# Request
Line by line, repeat the data below exactly, beginning at the first line and ending at the line with "length=5, width=1.5, pad=8)". Omit pictures.

* START Given data *

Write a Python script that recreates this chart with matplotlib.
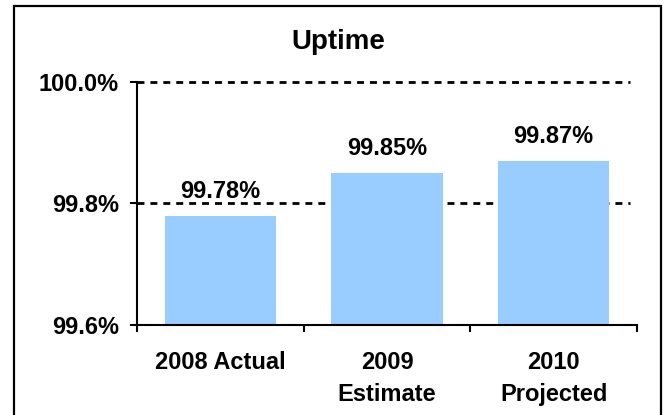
import matplotlib
matplotlib.use("Agg")
import matplotlib.pyplot as plt
from matplotlib.patches import Rectangle

# data
categories = ["2008 Actual", "2009\nEstimate", "2010\nProjected"]
uptime = [99.78, 99.85, 99.87]
yticks = [99.6, 99.8, 100.0]
ytick_labels = ["99.6%", "99.8%", "100.0%"]

plt.rcParams['font.family'] = ['Liberation Sans', 'DejaVu Sans']
plt.rcParams['font.weight'] = 'bold'
plt.rcParams['lines.scale_dashes'] = False

fig = plt.figure(figsize=(6.66, 4.15), dpi=100)
ax = fig.add_axes([137 / 666, 1 - 325 / 415, 500 / 666, 243 / 415])

x = list(range(len(categories)))
ax.bar(x, uptime, width=0.667, color="#99CCFF", zorder=2)
ax.set_xlim(-0.5, 2.5)
ax.set_ylim(99.6, 100.0)

# dashed gridlines
for yv in yticks[1:]:
    ax.plot([-0.5, 2.46], [yv, yv], color="black", lw=2.0,
            dashes=(5, 4.3), zorder=1, clip_on=False)

# value labels
for xi, v in zip(x, uptime):
    ax.annotate(f"{v:.2f}%", (xi, v), xytext=(0, 13), textcoords="offset points",
                ha="center", va="baseline", fontsize=17, fontweight="bold")

ax.set_yticks(yticks)
ax.set_yticklabels(ytick_labels, fontsize=17, fontweight="bold")
ax.tick_params(axis="y", direction="out", length=5, width=1.5, pad=8)

# category boundary ticks, labels centred in between
ax.set_xticks([-0.5, 0.5, 1.5, 2.5])
ax.set_xticklabels([])
ax.tick_params(axis="x", direction="out", length=5, width=1.5)
ax.set_xticks(x, minor=True)
ax.set_xticklabels(categories, minor=True, fontsize=17, fontweight="bold",
                   linespacing=1.5)
ax.tick_params(axis="x", which="minor", length=0, pad=19)

for s in ["top", "right"]:
    ax.spines[s].set_visible(False)
for s in ["left", "bottom"]:
    ax.spines[s].set_linewidth(1.5)

fig.text(338 / 666, 1 - 49 / 415, "Uptime", ha="center", va="baseline",
         fontsize=20, fontweight="bold")

# outer frame (bottom edge runs off the image)
fig.patches.append(Rectangle((14 / 666, -0.02), 647 / 666, 1.02 - 6 / 415,
                             transform=fig.transFigure, fill=False,
                             edgecolor="black", lw=1.6))

fig.savefig("out.png", dpi=100)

* END Given data *

# Final result
Write a Python script that recreates this chart with matplotlib.
import matplotlib
matplotlib.use("Agg")
import matplotlib.pyplot as plt
from matplotlib.patches import Rectangle

# data
categories = ["2008 Actual", "2009\nEstimate", "2010\nProjected"]
uptime = [99.78, 99.85, 99.87]
yticks = [99.6, 99.8, 100.0]
ytick_labels = ["99.6%", "99.8%", "100.0%"]

plt.rcParams['font.family'] = ['Liberation Sans', 'DejaVu Sans']
plt.rcParams['font.weight'] = 'bold'
plt.rcParams['lines.scale_dashes'] = False

fig = plt.figure(figsize=(6.66, 4.15), dpi=100)
ax = fig.add_axes([137 / 666, 1 - 325 / 415, 500 / 666, 243 / 415])

x = list(range(len(categories)))
ax.bar(x, uptime, width=0.667, color="#99CCFF", zorder=2)
ax.set_xlim(-0.5, 2.5)
ax.set_ylim(99.6, 100.0)

# dashed gridlines
for yv in yticks[1:]:
    ax.plot([-0.5, 2.46], [yv, yv], color="black", lw=2.0,
            dashes=(5, 4.3), zorder=1, clip_on=False)

# value labels
for xi, v in zip(x, uptime):
    ax.annotate(f"{v:.2f}%", (xi, v), xytext=(0, 13), textcoords="offset points",
                ha="center", va="baseline", fontsize=17, fontweight="bold")

ax.set_yticks(yticks)
ax.set_yticklabels(ytick_labels, fontsize=17, fontweight="bold")
ax.tick_params(axis="y", direction="out", length=5, width=1.5, pad=8)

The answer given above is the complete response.